# Translation and sentiment analysis with ML

An important challenge in computational linguistics is accurate translation of a sentence from one spoken or written language to another.



Translation is a very hard problem compounded by the fact that there are thousands of languages and each can have very different grammar rules. One approach is to convert the formal grammar rules for one language, such as English, into a non-language dependent structure, and then translate it by converting back to another language. This approach means that you would take the following steps:

1. Identification. Identify or tag the words in input language into nouns, verbs etc.
2. Create translation. Produce a direct translation of each word in the target language format.

## Example sentence: English to Irish

In 'English', the sentence I feel happy is three words in the order:

- subject (I)
- verb (feel)
- adjective (happy)

However, in the 'Irish' language, the same sentence has a very different grammatical structure - emotions like "happy" or "sad" are expressed as being upon you.

The English phrase I feel happy in Irish would be Tá athas orm. A literal translation would be Happy is upon me.

An Irish speaker translating to English would say I feel happy, not Happy is upon me, because they understand the meaning of the sentence, even if the words and sentence structure are different.

The formal order for the sentence in Irish are:

- verb (Tá or is)
- adjective (athas, or happy)
- subject (orm, or upon me)

## Translation

A naive translation program might translate words only, ignoring the sentence structure.

Naive translation leads to bad (and sometimes hilarious) mistranslations: I feel happy translates literally to Mise bhraitheann athas in Irish. That means (literally) me feel happy and is not a valid Irish sentence. Even though English and Irish are languages spoken on two closely neighboring islands, they are very different languages with different grammar structures.

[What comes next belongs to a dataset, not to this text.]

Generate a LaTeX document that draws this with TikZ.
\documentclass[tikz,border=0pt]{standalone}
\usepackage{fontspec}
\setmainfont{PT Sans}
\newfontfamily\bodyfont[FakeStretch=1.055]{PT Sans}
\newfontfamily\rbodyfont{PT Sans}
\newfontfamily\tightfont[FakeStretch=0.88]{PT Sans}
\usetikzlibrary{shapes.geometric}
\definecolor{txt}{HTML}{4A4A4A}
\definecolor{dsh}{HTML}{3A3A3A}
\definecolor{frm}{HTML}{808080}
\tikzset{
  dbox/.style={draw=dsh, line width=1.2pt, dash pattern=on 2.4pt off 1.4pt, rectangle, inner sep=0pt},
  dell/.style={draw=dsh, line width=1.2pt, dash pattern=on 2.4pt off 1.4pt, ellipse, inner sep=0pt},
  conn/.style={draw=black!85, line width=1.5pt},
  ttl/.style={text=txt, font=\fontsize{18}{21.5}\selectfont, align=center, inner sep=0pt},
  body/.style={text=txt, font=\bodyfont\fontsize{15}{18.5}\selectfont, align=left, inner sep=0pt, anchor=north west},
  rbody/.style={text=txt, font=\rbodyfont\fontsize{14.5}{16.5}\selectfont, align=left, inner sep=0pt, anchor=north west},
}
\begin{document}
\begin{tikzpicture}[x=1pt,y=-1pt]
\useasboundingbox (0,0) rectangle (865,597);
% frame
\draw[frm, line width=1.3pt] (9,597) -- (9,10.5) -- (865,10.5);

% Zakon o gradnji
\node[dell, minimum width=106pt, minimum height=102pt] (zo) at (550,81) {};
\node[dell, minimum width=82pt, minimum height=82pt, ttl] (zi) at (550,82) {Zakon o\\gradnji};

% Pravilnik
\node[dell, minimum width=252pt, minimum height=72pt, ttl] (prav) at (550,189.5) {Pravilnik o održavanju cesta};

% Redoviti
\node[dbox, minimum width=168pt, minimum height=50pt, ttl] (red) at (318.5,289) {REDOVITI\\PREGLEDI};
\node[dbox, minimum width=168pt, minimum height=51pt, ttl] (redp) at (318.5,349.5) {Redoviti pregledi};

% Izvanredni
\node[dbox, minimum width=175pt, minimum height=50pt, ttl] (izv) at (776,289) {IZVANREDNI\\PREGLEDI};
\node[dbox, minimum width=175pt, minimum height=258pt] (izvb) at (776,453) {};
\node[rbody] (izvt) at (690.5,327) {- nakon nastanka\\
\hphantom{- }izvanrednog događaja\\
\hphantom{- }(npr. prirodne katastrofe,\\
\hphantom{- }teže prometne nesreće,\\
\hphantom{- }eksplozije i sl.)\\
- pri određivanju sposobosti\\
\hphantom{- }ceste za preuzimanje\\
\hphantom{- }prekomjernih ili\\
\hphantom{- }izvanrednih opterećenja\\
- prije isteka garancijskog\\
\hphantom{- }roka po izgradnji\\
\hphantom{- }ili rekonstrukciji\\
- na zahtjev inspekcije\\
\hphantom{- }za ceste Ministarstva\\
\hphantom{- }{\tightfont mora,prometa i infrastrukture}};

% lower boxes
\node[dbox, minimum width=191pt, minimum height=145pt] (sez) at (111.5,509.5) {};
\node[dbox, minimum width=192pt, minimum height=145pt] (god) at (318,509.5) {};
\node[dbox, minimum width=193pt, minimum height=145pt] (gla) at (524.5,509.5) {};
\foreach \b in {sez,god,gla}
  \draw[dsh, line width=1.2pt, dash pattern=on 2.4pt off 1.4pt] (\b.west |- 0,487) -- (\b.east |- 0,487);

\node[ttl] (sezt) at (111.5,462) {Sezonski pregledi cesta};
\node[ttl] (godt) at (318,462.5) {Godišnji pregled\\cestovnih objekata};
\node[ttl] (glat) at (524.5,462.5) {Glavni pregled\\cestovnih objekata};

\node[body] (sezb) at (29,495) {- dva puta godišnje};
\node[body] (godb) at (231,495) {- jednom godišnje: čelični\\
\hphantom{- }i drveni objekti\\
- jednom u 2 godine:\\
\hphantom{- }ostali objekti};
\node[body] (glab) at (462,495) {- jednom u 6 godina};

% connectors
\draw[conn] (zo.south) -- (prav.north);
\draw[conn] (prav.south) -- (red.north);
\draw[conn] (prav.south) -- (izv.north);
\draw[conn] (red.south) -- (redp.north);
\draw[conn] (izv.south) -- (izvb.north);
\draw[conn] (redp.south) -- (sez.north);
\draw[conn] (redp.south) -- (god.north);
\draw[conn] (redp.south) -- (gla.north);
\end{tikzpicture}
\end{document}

## Machine learning approaches

So far, you've learned about the formal rules approach to natural language processing. Another approach is to ignore the meaning of the words, and instead use machine learning to detect patterns. This can work in translation if you have lots of text (a corpus) or texts (corpora) in both the origin and target languages.

For instance, consider the case of Pride and Prejudice, a well-known English novel written by Jane Austen in 1813. If you consult the book in English and a human translation of the book in French, you could detect phrases in one that are idiomatically translated into the other. You'll do that in a minute.

For instance, when an English phrase such as I have no money is translated literally to French, it might become Je n'ai pas de monnaie. "Monnaie" is a tricky french 'false cognate', as 'money' and 'monnaie' are not synonymous. A better translation that a human might make would be Je n'ai pas d'argent, because it better conveys the meaning that you have no money (rather than 'loose change' which is the meaning of 'monnaie').

If an ML model has enough human translations to build a model on, it can improve the accuracy of translations by identifying common patterns in texts that have been previously translated by expert human speakers of both languages.



## Exercise - translation

You can use TextBlob to translate sentences. Try the famous first line of Pride and Prejudice:

In [6]:
from textblob import TextBlob

text = "It is a truth universally acknowledged, that a single man in possession of a good fortune, must be in want of a wife!"
blob = TextBlob(text)
print(blob.translate(from_lang='en',to='fr'))


C'est une vérité universellement reconnue, qu'un seul homme en possession d'une bonne fortune doit être dans le manque d'une femme!


In [7]:
text = 'I am so happy I have finally began NLP'
blob = TextBlob(text)
print(blob.translate(from_lang='en',to='ha'))

Ina matukar farin ciki da na fara nlp


Yeah, so great. Worked with hausa too. Nice!!!